Exercise description:
Repeat every line of the data exactly, but not the pictures.

Source excerpt:
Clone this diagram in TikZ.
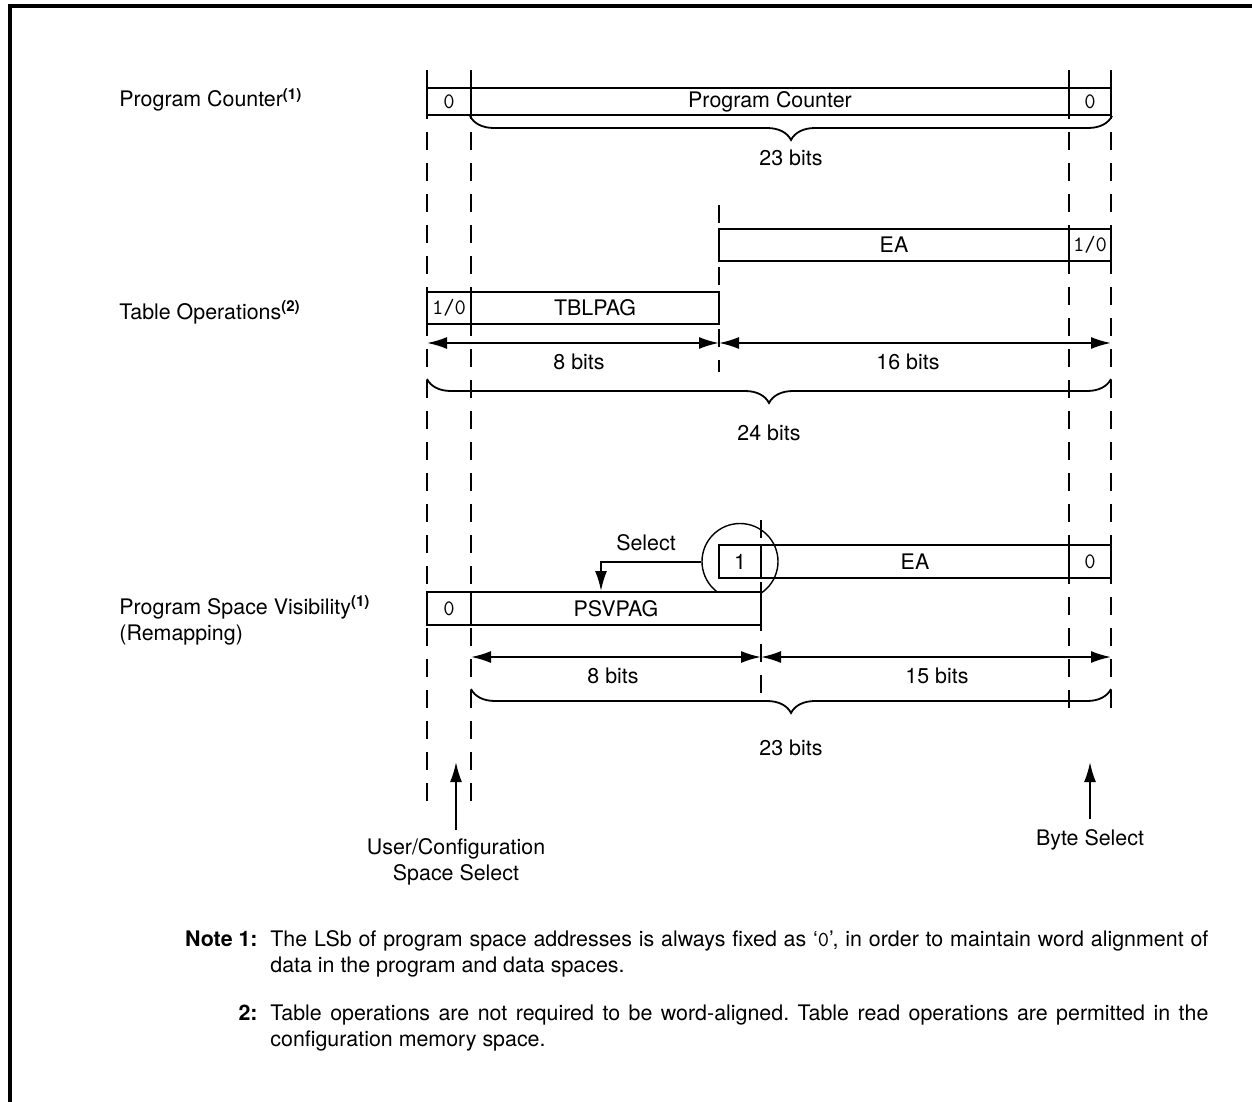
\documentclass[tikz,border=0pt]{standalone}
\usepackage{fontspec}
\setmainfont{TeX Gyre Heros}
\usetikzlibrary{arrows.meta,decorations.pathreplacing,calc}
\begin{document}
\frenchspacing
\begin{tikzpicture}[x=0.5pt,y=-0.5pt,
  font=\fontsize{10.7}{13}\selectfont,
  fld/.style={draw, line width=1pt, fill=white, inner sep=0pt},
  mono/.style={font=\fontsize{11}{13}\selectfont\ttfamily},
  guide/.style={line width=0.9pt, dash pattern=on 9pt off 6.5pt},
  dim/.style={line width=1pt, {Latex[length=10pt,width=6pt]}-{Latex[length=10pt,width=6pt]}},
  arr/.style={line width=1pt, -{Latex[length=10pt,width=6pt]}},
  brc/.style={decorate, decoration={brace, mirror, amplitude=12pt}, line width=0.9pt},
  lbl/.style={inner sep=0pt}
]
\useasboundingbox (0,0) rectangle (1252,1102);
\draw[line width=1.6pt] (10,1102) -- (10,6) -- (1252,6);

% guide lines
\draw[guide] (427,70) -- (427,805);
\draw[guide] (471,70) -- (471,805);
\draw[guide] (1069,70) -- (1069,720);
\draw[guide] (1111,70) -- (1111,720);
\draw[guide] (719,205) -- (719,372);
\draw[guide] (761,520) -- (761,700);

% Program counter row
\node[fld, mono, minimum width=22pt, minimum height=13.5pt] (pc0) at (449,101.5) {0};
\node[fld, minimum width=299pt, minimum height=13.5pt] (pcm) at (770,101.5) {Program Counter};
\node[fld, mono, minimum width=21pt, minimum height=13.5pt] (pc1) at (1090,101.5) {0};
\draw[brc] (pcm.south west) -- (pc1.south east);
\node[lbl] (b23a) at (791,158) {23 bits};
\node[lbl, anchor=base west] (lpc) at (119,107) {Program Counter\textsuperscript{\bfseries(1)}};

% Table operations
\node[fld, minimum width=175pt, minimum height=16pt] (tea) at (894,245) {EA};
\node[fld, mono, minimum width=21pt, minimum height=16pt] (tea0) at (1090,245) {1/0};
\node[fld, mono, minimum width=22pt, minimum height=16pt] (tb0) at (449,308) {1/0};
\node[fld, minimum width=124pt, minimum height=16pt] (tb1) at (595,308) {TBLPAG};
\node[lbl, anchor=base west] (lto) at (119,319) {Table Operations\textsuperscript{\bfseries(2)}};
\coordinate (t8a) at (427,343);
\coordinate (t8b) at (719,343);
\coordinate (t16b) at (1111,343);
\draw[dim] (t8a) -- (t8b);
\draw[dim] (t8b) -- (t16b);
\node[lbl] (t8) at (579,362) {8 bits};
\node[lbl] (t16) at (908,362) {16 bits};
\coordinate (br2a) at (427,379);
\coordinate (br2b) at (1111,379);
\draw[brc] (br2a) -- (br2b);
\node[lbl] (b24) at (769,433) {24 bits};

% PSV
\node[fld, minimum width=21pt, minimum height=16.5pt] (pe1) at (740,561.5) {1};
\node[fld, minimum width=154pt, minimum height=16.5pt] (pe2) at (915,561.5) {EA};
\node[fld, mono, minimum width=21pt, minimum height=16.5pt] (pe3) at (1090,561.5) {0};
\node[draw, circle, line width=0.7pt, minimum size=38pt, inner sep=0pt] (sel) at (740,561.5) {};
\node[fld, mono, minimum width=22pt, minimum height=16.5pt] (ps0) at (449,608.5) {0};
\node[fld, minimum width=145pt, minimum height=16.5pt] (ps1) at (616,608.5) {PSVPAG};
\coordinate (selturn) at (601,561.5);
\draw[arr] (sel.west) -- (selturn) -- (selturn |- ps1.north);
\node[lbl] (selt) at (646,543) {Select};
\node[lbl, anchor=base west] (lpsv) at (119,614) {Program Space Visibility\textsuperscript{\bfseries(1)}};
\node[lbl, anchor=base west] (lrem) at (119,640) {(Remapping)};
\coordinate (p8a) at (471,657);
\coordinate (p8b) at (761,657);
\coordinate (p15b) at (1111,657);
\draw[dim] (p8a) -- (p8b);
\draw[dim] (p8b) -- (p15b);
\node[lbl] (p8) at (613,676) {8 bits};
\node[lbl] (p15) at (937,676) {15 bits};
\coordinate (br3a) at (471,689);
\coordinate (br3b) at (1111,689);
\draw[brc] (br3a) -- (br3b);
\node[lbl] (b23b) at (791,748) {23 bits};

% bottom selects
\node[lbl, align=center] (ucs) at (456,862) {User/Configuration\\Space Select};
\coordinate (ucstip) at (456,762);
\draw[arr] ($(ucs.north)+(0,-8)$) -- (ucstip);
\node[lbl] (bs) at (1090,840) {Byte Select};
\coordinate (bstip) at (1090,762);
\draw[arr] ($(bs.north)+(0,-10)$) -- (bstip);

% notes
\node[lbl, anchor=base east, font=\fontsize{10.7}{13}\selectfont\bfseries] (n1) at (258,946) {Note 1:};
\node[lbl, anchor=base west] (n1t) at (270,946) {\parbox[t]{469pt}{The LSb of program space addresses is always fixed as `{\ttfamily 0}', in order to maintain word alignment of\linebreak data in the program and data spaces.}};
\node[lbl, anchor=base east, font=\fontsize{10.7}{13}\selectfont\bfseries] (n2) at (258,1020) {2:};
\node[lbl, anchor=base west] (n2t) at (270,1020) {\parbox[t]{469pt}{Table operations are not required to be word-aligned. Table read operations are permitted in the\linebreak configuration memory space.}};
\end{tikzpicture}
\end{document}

The answer:
Clone this diagram in TikZ.
\documentclass[tikz,border=0pt]{standalone}
\usepackage{fontspec}
\setmainfont{TeX Gyre Heros}
\usetikzlibrary{arrows.meta,decorations.pathreplacing,calc}
\begin{document}
\frenchspacing
\begin{tikzpicture}[x=0.5pt,y=-0.5pt,
  font=\fontsize{10.7}{13}\selectfont,
  fld/.style={draw, line width=1pt, fill=white, inner sep=0pt},
  mono/.style={font=\fontsize{11}{13}\selectfont\ttfamily},
  guide/.style={line width=0.9pt, dash pattern=on 9pt off 6.5pt},
  dim/.style={line width=1pt, {Latex[length=10pt,width=6pt]}-{Latex[length=10pt,width=6pt]}},
  arr/.style={line width=1pt, -{Latex[length=10pt,width=6pt]}},
  brc/.style={decorate, decoration={brace, mirror, amplitude=12pt}, line width=0.9pt},
  lbl/.style={inner sep=0pt}
]
\useasboundingbox (0,0) rectangle (1252,1102);
\draw[line width=1.6pt] (10,1102) -- (10,6) -- (1252,6);

% guide lines
\draw[guide] (427,70) -- (427,805);
\draw[guide] (471,70) -- (471,805);
\draw[guide] (1069,70) -- (1069,720);
\draw[guide] (1111,70) -- (1111,720);
\draw[guide] (719,205) -- (719,372);
\draw[guide] (761,520) -- (761,700);

% Program counter row
\node[fld, mono, minimum width=22pt, minimum height=13.5pt] (pc0) at (449,101.5) {0};
\node[fld, minimum width=299pt, minimum height=13.5pt] (pcm) at (770,101.5) {Program Counter};
\node[fld, mono, minimum width=21pt, minimum height=13.5pt] (pc1) at (1090,101.5) {0};
\draw[brc] (pcm.south west) -- (pc1.south east);
\node[lbl] (b23a) at (791,158) {23 bits};
\node[lbl, anchor=base west] (lpc) at (119,107) {Program Counter\textsuperscript{\bfseries(1)}};

% Table operations
\node[fld, minimum width=175pt, minimum height=16pt] (tea) at (894,245) {EA};
\node[fld, mono, minimum width=21pt, minimum height=16pt] (tea0) at (1090,245) {1/0};
\node[fld, mono, minimum width=22pt, minimum height=16pt] (tb0) at (449,308) {1/0};
\node[fld, minimum width=124pt, minimum height=16pt] (tb1) at (595,308) {TBLPAG};
\node[lbl, anchor=base west] (lto) at (119,319) {Table Operations\textsuperscript{\bfseries(2)}};
\coordinate (t8a) at (427,343);
\coordinate (t8b) at (719,343);
\coordinate (t16b) at (1111,343);
\draw[dim] (t8a) -- (t8b);
\draw[dim] (t8b) -- (t16b);
\node[lbl] (t8) at (579,362) {8 bits};
\node[lbl] (t16) at (908,362) {16 bits};
\coordinate (br2a) at (427,379);
\coordinate (br2b) at (1111,379);
\draw[brc] (br2a) -- (br2b);
\node[lbl] (b24) at (769,433) {24 bits};

% PSV
\node[fld, minimum width=21pt, minimum height=16.5pt] (pe1) at (740,561.5) {1};
\node[fld, minimum width=154pt, minimum height=16.5pt] (pe2) at (915,561.5) {EA};
\node[fld, mono, minimum width=21pt, minimum height=16.5pt] (pe3) at (1090,561.5) {0};
\node[draw, circle, line width=0.7pt, minimum size=38pt, inner sep=0pt] (sel) at (740,561.5) {};
\node[fld, mono, minimum width=22pt, minimum height=16.5pt] (ps0) at (449,608.5) {0};
\node[fld, minimum width=145pt, minimum height=16.5pt] (ps1) at (616,608.5) {PSVPAG};
\coordinate (selturn) at (601,561.5);
\draw[arr] (sel.west) -- (selturn) -- (selturn |- ps1.north);
\node[lbl] (selt) at (646,543) {Select};
\node[lbl, anchor=base west] (lpsv) at (119,614) {Program Space Visibility\textsuperscript{\bfseries(1)}};
\node[lbl, anchor=base west] (lrem) at (119,640) {(Remapping)};
\coordinate (p8a) at (471,657);
\coordinate (p8b) at (761,657);
\coordinate (p15b) at (1111,657);
\draw[dim] (p8a) -- (p8b);
\draw[dim] (p8b) -- (p15b);
\node[lbl] (p8) at (613,676) {8 bits};
\node[lbl] (p15) at (937,676) {15 bits};
\coordinate (br3a) at (471,689);
\coordinate (br3b) at (1111,689);
\draw[brc] (br3a) -- (br3b);
\node[lbl] (b23b) at (791,748) {23 bits};

% bottom selects
\node[lbl, align=center] (ucs) at (456,862) {User/Configuration\\Space Select};
\coordinate (ucstip) at (456,762);
\draw[arr] ($(ucs.north)+(0,-8)$) -- (ucstip);
\node[lbl] (bs) at (1090,840) {Byte Select};
\coordinate (bstip) at (1090,762);
\draw[arr] ($(bs.north)+(0,-10)$) -- (bstip);

% notes
\node[lbl, anchor=base east, font=\fontsize{10.7}{13}\selectfont\bfseries] (n1) at (258,946) {Note 1:};
\node[lbl, anchor=base west] (n1t) at (270,946) {\parbox[t]{469pt}{The LSb of program space addresses is always fixed as `{\ttfamily 0}', in order to maintain word alignment of\linebreak data in the program and data spaces.}};
\node[lbl, anchor=base east, font=\fontsize{10.7}{13}\selectfont\bfseries] (n2) at (258,1020) {2:};
\node[lbl, anchor=base west] (n2t) at (270,1020) {\parbox[t]{469pt}{Table operations are not required to be word-aligned. Table read operations are permitted in the\linebreak configuration memory space.}};
\end{tikzpicture}
\end{document}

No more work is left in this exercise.